Both batches are coming along well.  I just taste-sampled both of them for comparison, and they’re both going to be very drinkable.  The manuka batch is considerably mellower than the wildflower, which really shows what even a little aging will accomplish.  Most notable was the one gallon of manuka mead that I grated some nutmeg in.  I wasn’t sure it was really going to come through as I didn’t want to overdo it and only used a half teaspoon (freshly grated of course), but there definitely is a pronounced nutmeg hint.  It’s a very nice note and I think this may become an annual Yule mead.

This weekend I’m planning on racking the wildflower batch and filtering the manuka batch to prepare for final aging, so more updates anon.

Sunday Meadening! by nocturnalia

Monday, March 29th, 2010

So, we finally got a chance to lay down three carboys of mead yesterday; it’s been literally months as we slowly accrued the yeast, filters, honey… but finally!

The first carboy, our chubby little plastic 20L, has purple loosestrife honey with an ale yeast in it. Weed mead! As an experiment, we also tossed in a handful of sterilized oak ageing chips. I can’t wait to see how the tannins work into the mead.

The second carboy, a standard glass has a truly delicious blueberry honey, with the classic EC-1118 champagne yeast. I’m hoping this one will really pack a punch when it’s done.

The third carboy belongs to one of our friends. He did things a bit differently- double the honey, with extra yeast food added. Needless to say, those are some happy yeasts and things are already bubbling along there.

all three of the carboys had distilled water in them. This is our preferred water, as it has no wild yeast, minerals or other contaminants to skew the reaction. Just pure H20.

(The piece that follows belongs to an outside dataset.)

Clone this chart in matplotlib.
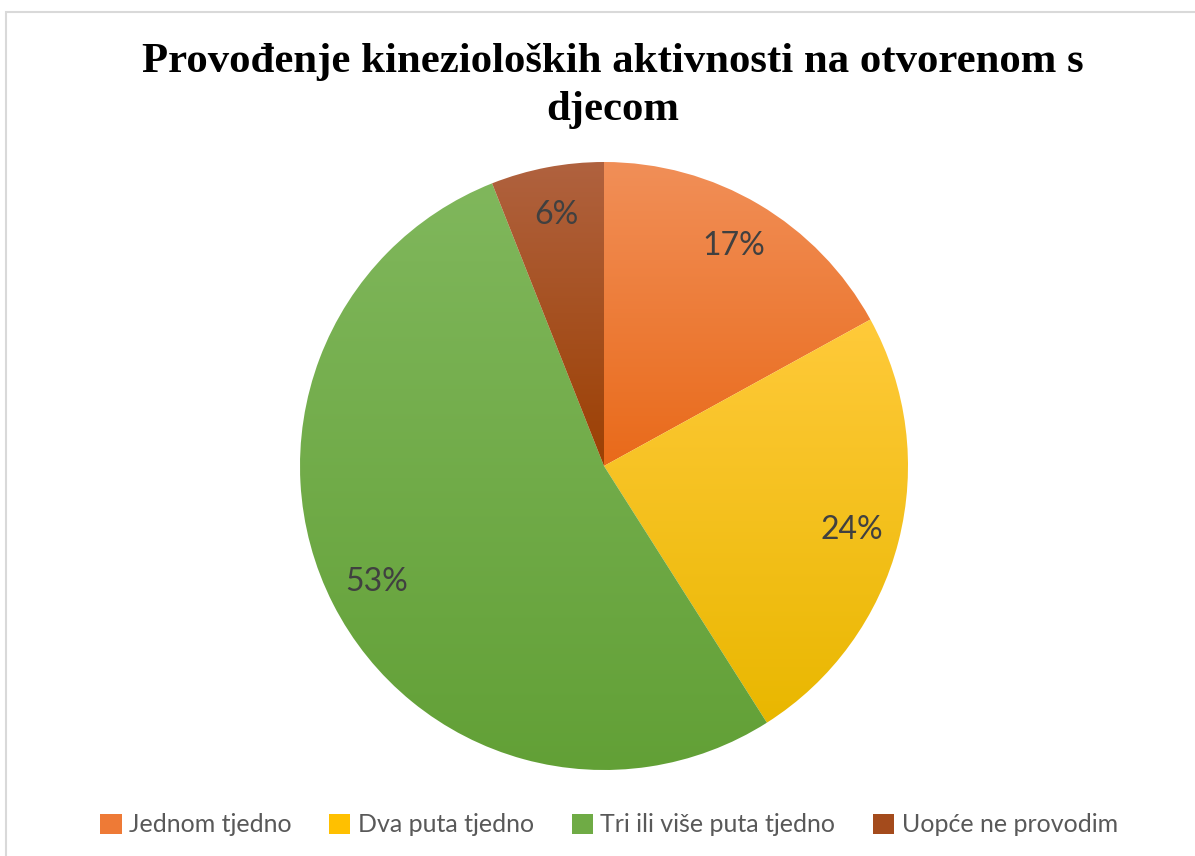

After we got everything going, we sat down to a celebratory dinner of late night chili and, yes, a jug of mead from our last batch. Delicious.
now the hard part- waiting.

Valgarth’s Mead Recipe by Valgarth

Tuesday, March 16th, 2010

Okay, I like mead. Just plain old mead. You can add flavours, herbs and spices, fruit or fruit pulp and a whole host of other interesting stuff to make varieties and variants of mead like braggot, cyser, melomel, metheglin, pyment and sack mead, but that’s an advanced class (ok, not really all that advanced since mostly you just throw stuff into the mead and see what happens) and not what I’m writing about today. Here’s how I make a simple mead.

(more…)

All’s clear in lockdown! by Nazgul

Monday, March 15th, 2010

Upon careful observation I noted that there was bubbling just as vigorous in the two floppy-balloon’d gallons as in the good one, so I determined that there was no need to apply the electrodes to the yeast in the hopes of bringing them back from the dead.  The hole in the balloons was simply too large and letting out too much gas.

Balloons replaced, and now all is well in the yeastheim.  Full steam ahead.

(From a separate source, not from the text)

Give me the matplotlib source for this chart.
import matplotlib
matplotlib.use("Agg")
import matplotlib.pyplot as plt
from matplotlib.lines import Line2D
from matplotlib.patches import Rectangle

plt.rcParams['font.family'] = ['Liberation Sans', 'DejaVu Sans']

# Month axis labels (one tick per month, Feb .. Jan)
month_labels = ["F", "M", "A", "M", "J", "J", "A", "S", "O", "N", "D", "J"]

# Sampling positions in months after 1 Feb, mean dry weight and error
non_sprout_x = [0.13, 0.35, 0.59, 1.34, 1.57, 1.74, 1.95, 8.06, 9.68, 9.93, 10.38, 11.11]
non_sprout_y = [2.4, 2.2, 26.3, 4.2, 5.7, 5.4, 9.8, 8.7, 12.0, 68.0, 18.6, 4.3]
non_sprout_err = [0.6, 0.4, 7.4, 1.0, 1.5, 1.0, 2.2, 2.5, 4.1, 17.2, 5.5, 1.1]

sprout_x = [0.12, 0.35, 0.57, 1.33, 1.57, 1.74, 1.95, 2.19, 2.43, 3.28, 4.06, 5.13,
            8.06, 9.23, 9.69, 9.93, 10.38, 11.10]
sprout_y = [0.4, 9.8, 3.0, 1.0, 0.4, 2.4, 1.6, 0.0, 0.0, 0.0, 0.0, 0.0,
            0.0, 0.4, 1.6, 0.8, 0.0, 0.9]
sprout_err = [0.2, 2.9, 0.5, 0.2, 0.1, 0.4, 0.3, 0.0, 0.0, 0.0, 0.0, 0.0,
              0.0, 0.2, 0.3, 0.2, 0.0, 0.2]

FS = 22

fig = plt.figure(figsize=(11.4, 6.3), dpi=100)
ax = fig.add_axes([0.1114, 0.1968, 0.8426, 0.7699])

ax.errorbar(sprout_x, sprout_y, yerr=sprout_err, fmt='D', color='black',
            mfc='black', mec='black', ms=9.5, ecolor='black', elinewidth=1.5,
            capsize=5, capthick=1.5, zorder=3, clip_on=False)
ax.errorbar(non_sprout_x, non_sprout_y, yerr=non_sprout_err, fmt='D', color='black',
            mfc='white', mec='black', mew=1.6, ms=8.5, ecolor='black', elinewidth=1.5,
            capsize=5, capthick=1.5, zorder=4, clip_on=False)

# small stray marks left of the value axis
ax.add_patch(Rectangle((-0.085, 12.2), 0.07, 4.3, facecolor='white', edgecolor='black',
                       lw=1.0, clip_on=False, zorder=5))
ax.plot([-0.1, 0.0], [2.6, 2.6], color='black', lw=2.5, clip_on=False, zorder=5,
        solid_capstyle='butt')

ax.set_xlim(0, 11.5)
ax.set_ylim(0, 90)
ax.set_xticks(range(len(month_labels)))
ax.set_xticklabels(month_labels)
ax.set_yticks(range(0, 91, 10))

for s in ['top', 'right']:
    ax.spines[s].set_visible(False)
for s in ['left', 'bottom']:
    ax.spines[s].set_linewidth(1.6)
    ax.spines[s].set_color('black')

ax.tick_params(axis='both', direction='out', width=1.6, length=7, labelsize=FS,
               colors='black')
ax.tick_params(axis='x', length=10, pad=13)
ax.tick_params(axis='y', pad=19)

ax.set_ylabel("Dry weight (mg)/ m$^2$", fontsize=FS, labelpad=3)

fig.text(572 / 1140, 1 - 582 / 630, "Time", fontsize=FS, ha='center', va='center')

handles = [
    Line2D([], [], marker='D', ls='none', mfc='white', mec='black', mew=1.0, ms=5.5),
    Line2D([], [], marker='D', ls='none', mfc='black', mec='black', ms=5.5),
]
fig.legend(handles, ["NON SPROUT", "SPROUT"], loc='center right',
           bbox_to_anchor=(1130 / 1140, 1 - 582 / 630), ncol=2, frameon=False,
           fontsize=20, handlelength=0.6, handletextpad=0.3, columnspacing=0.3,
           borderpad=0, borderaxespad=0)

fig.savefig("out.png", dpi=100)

Prison Mead — Trouble in Cell Block C by Nazgul

Monday, March 15th, 2010

Upon returning from the gang meading last night, I observed that two of the three new batches of Prison Mead seemed to have extremely lethargic yeast .  One was foaming and filling it’s baloon just fine, but the other two were limp noodles.  There was some bubbling, but not much foam action.  Gave them a good shake but this morning they were still flatlined.

Just a bad batch of yeast I suspect.  Going to pitch another lot and toss it in later today and see if that livens up the party.  More anon.

Weekend Meading Part 1: Prison mead by Nazgul

Saturday, March 13th, 2010

The weekend of much meading has begun.  The last balloon on the first batch of prison mead finally deflated, so I headed out today to the local grocery store to grab three more bottles to rack the mead into, originally planning to just discard the water and use the bottles.  While I was there it turns out there was a shipment of unpasteurized wildflower honey in 1 pound measures, so I couldn’t pass up the opportunity to rack the first batch and then put up a second batch.

In racking the first batch I tasted a bit, and I’m happy to say it actually isn’t bad even at this early stage.  Obviously it’s still cloudy and raw, but it clearly is going to develop into something quite drinkable.  The goal of this process of course is to have a steady supply of drinkable mead to hand, which may not be the highest quality or the most interesting character, but will still do the job and not taste awful.  It looks like it’s well on the way.

For the new batch I followed essentially the same recipe as before, but I used a bit more honey this time as it was just basic wildflower honey and not the super-rich manuka honey I used on the first go.   Thanks to my lovely wife and Bert the Viking Cat for their help.

Tomorrow, the council gathers for a gang-brew-up.  We have a good supply of unprocessed 100% organic honey and all the equipment lined up.  Should be a good one.

Prison Mead: Week 1 by Nazgul

Sunday, February 28th, 2010

At the one week mark all three gallons of Prison Mead are coming along nicely.  The balloons are still maintaining an even fill and the bubbles are still rolling along, indicating that the yeast is still doing it’s yeasty thing.  The must is a lovely amber colour, and over the next couple of weeks should start clearing as the yeast finishes it’s job and shuffles off this mortal coil.  Not much point in taking a photo since there’s nothing new to see, but in this case that’s good news.

Prison Mead Update #1 by Nazgul

Wednesday, February 24th, 2010

Everything is proceeding nicely with the Prison Mead.  After leaving it out to keep an eye on it for 48 hours I’ve put the bottles in a bin for under-kitchen-table storage.  The balloons are maintaining a nice seal and even gas fill, indicating the vent hole is the perfect size.  The bubbles are convecting up as befits a happy yeast colony, and the layer of honey that was sitting at the bottom has been entirely dissolved.

Looking very promising for cheap and easy mead.